New CPUs could just convert the retpoline back to the original jump in microcode, and enable the now timing-attack safe branch predictor.

[gmueckl]

But even then a performance hit remains due to the increased code size of the instruction sequence.

[ant6n]

There's a lot of space left in code already to insert trampolines later. And in the end of the day most memory is data, not code.

And eventually, this code will get replaced anyway (just like today there are often multiple code paths in binaries, and a lot of code is compiled for host anyway).

In any case, the performance impact of a couple extra bytes per indirect call is small compared to disabling branch target prediction.

[Splines]

Makes me wonder if that's Intel's PR plan (hence their spin on the story). Assuage the general consumer and mainstream media, point the finger at the OS vendors if necessary, and fix the bug in their next-gen chips.

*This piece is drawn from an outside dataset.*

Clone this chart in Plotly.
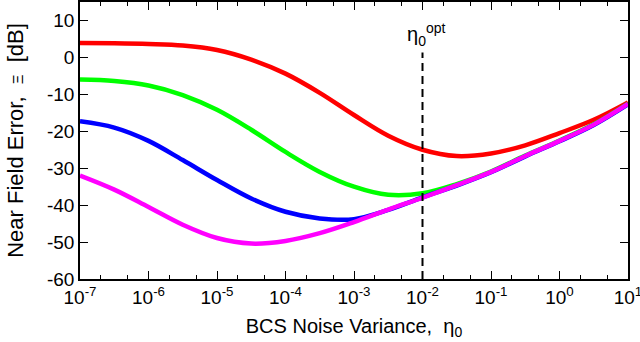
import numpy as np
import plotly.graph_objects as go

# x positions as log10 exponents of the BCS noise variance
log_eta = [-7, -6.5, -6, -5.5, -5, -4.5, -4, -3.5, -3, -2.5, -2, -1.5, -1, -0.5, 0, 0.5, 1]

err_red = [3.9, 3.8, 3.6, 3.2, 2.0, -0.6, -4.4, -9.6, -15.6, -21.2, -25.0, -26.7, -26.0, -23.8, -20.5, -16.9, -12.2]
err_green = [-6.0, -6.4, -7.6, -10.2, -14.2, -19.6, -25.6, -31.0, -35.0, -37.2, -36.8, -34.3, -30.9, -26.6, -22.5, -18.1, -12.5]
err_blue = [-17.3, -19.0, -22.6, -27.8, -33.2, -38.2, -41.8, -43.6, -43.8, -41.3, -37.9, -34.7, -31.1, -26.8, -22.7, -18.3, -12.7]
err_magenta = [-32.0, -35.8, -40.5, -45.3, -48.9, -50.4, -49.7, -47.6, -44.6, -41.2, -38.0, -34.6, -31.0, -26.7, -22.6, -18.2, -12.6]

eta_opt = 1e-2
x_tick_exp = list(range(-7, 2))
y_ticks = list(range(-60, 11, 10))

eta = [10.0**v for v in log_eta]

fig = go.Figure()
for ys, col in [(err_red, "#ff0000"), (err_green, "#00ff00"),
                (err_blue, "#0000ff"), (err_magenta, "#ff00ff")]:
    fig.add_trace(go.Scatter(x=eta, y=ys, mode="lines",
                             line=dict(color=col, width=4.5, shape="spline", smoothing=1.0),
                             showlegend=False, hoverinfo="skip"))

# optimal noise variance marker
fig.add_trace(go.Scatter(x=[eta_opt, eta_opt], y=[-60, 1.3], mode="lines",
                         line=dict(color="black", width=2, dash="8px,5px"),
                         showlegend=False, hoverinfo="skip"))
fig.add_annotation(x=np.log10(eta_opt), y=1.8, xref="x", yref="y",
                   text="η<sub>0</sub><sup>opt</sup>", showarrow=False,
                   yanchor="bottom", xanchor="center", xshift=3,
                   font=dict(size=20, color="black"))

tick_font = dict(family="Liberation Sans", size=19, color="black")
title_font = dict(family="Liberation Sans", size=20, color="black")

fig.update_xaxes(type="log", range=[-7, 1], tickvals=[10.0**k for k in x_tick_exp],
                 ticktext=["10<sup>%d</sup>" % k for k in x_tick_exp],
                 ticklabeloverflow="allow",
                 ticks="inside", ticklen=8, tickwidth=1.2,
                 tickcolor="black", showline=True, linecolor="black", linewidth=1.5,
                 mirror="allticks", showgrid=False, zeroline=False, tickfont=tick_font,
                 automargin=False,
                 minor=dict(ticks="inside", ticklen=4, tickwidth=1, tickcolor="black",
                            dtick="D2", showgrid=False),
                 title=dict(text="BCS Noise Variance,\u00a0\u00a0η<sub>0</sub>",
                            font=title_font, standoff=12))
fig.update_yaxes(range=[-60, 15], tickvals=y_ticks, ticktext=["%d" % v for v in y_ticks],
                 ticks="inside", ticklen=8, tickwidth=1.2,
                 tickcolor="black", showline=True, linecolor="black", linewidth=1.5,
                 mirror="allticks", showgrid=False, zeroline=False, tickfont=tick_font,
                 automargin=False,
                 title=dict(text="Near Field Error,\u00a0\u00a0<span style='font-size:15px'>Ξ</span>\u00a0\u00a0[dB]",
                            font=dict(family="Liberation Sans", size=22, color="black"),
                            standoff=17))

fig.update_layout(width=640, height=342, margin=dict(l=80, r=12, t=2, b=63),
                  plot_bgcolor="white", paper_bgcolor="white",
                  font=tick_font)

fig.write_html("out.html", config={"displayModeBar": False},
               post_script="document.body.style.margin='0px';")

When this all shakes out, the general story is going to be "upgrade sooner, current-gen Intel chips are x% faster", where x is going to be a larger number than it was a week ago.

It's more-or-less the Apple battery story all over again. Current devices are going to be slower, newer ones are going to be faster. Even if you know the why and the how, you're still in the same place as everybody else (at best, you could upgrade just the chip if your MB is new enough, but you're still buying Intel). Unless there's some clear way of imposing the external cost of this bug on Intel, it's a win-win for them.

[cookiecaper]

Here's another potential PR spin: the major cloud vendors got out ahead of this so that they could point the finger at Intel, making customers not ask "Why did you sell me this fundamentally insecure server for so many years?"

Because this isn't really that new nor is it really a bug. Meltdown could be a bug because the asynchronous access of memory in other protection rings is unsafe, but the rest of it is just a normal side-channel attack, an abuse of otherwise-innocent data.

How much moral culpability should rest on the proprietors of software virtualization technologies that don't really safely encapsulate anything due to hardware incongruencies with the modern "sandboxed computing" model?

Surely there have been engineers over the years who've questioned the propriety of misleading users into seeing VMs as fully-encapsulated systems when the hardware just fundamentally doesn't support that type of native encapsulation. Such persons have probably spent the last several years being shunned for being old fogies overly attached to their rust buckets. It'd be interesting to hear some of their stories.

[the8472]

> Even if you know the why and the how, you're still in the same place as everybody else

If you know then you at least have the option to turn off PTI and compile your performance-critical binaries without retpoline.

And maybe disable microcode updates if intel's updates eat another few percent.

[imtringued]

Multicore performance is getting faster at a very high pace.

Ryzen 1700X has 3.3 times the multicore performance of my i5 3450 from 2012 for almost the same price. With 7nm we will see at least another 50% increase in multicore performance on top of that.